Accordingly, section 722-b confers upon the trial court the authority to decide the matter of compensation and reimbursement in the first instance, upon submission of assigned counsel's sworn detailed statement (People v Ward, 199 AD2d 683, 605 NYS2d 152; Matter of Kindlon v County of Rensselaer, 158 AD2d 178, 558 NYS2d 286; 1979 Opns St Comp No. 79-730, unreported). It has been held that this determination is not subject to justiciable review by the Appellate Division (Matter of Director of Assigned Counsel, 87 NY2d 191, 638 NYS2d 415; Werfel v Agresta, 36 NY2d 624, 370 NYS2d 881; Montgomery v Muller, 176 AD2d 29, 580 NYS2d 110). The Court of Appeals has observed that "[t]o the extent that the trial courts' unreviewable discretion produces truly anomalous consequences or patterns of abuse in particular situations, the problem can and should be addressed through the available administrative tools" within the judicial branch (Matter of Director of Assigned Counsel, supra, plurality decision, 87 NY2d 191, 194, 638 NYS2d 415, 416; see also Werfel, supra).

Further, it has been held that once a charge has been approved by the court pursuant to section 722-b, it is by definition a lawful county charge, not subject to audit by the county, and subject only to revocation of that approval in the course of appropriate administrative review (People v Ward, supra, 199 AD2d 683, 685, 605 NYS2d 152, 154).
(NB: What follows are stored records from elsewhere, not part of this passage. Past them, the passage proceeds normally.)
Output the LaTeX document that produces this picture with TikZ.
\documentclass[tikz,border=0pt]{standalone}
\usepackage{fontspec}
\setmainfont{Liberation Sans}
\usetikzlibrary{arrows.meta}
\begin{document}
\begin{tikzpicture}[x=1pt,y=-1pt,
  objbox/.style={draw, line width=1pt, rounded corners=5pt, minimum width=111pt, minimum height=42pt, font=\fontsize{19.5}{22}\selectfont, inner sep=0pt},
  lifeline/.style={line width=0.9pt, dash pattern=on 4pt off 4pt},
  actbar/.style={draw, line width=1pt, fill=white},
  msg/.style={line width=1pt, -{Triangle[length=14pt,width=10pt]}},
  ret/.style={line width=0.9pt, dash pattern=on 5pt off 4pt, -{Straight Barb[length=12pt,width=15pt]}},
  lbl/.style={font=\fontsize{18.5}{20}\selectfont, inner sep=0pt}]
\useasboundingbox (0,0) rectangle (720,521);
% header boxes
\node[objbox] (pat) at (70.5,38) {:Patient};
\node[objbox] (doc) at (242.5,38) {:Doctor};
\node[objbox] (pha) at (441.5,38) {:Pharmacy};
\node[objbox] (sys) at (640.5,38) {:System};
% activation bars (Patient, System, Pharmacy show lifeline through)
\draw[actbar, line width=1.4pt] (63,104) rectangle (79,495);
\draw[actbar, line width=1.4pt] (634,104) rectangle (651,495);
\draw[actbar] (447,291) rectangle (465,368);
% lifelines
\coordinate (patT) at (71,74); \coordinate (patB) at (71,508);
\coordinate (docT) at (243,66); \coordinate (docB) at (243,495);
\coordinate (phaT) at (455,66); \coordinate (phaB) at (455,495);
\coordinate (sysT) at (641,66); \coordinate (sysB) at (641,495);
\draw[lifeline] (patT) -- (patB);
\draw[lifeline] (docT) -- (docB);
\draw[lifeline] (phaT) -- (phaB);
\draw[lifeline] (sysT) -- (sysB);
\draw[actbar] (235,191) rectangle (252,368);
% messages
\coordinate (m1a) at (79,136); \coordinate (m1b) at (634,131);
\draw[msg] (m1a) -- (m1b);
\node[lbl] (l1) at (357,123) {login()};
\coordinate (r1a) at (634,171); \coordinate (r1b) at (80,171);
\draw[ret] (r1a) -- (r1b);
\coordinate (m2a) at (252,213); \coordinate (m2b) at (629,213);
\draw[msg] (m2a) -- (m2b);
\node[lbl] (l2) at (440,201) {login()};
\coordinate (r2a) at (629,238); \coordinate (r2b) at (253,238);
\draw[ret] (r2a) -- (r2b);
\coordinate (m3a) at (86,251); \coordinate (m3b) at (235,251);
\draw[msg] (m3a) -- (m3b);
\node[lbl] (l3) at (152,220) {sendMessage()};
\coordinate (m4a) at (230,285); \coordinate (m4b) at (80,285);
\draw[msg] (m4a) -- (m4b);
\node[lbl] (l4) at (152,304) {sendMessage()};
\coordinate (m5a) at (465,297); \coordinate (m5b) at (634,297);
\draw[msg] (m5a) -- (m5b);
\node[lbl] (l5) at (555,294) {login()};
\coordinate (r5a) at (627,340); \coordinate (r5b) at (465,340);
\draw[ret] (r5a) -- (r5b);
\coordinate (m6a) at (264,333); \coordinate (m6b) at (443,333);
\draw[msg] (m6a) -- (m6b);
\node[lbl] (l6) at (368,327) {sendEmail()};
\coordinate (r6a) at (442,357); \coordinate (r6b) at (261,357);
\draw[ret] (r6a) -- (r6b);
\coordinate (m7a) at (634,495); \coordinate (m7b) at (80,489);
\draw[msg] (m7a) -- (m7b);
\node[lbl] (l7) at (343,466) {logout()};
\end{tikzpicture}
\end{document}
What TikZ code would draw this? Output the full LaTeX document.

In this regard, we note that, County Law, §369(1) provides that no claim, account or demand against a county may be audited or paid unless it is a lawful county charge. Subdivision 2 of section 369 states that, "[e]xcept as otherwise provided by law", every claim for the payment of money must be audited by the county board of supervisors. Generally, a county board, pursuant to County Law, §369(2), has the power, where appropriate, to deny payment of claims presented for payment of money (see, e.g., In re White, 51 App Div 175, 64 NYS 726). However, the court in Ward, supra, held that the audit function set forth in subdivision 2 of section 369 is expressly overridden by the language of County Law, §722-b which confers upon the trial court the authority to decide the matter in the first instance1.

It is our opinion, then, that the county may not reduce the assigned counsel fees fixed by the court pursuant to section 722-b, including the reimbursement for "expenses reasonably incurred". Whether the cost of undertaking computer based research is "reasonably incurred" is to be determined by the court, subject only to appropriate administrative review within the judicial branch.

August 22, 1997
Dennis V. Tobolski, Esq., County Attorney
County of Cattaraugus


1 In attempting to reconcile the provisions of County Law, §369(2) and County Law, §722-b, this Office had previously expressed the opinion that a county was obligated to audit claims submitted by assigned counsel, but that the audit could consist simply of reviewing the sworn, itemized statement submitted to the court, making certain the judge approved the claim and obtaining original receipts for individual expenses (Opn No. 79-730, supra). In view of the holding in Ward, supra, it is now our view that, once a charge has been approved by the court, it is not subject to further audit by the county. Thus, Opn No. 79-730 is hereby superseded to the extent inconsistent with this opinion.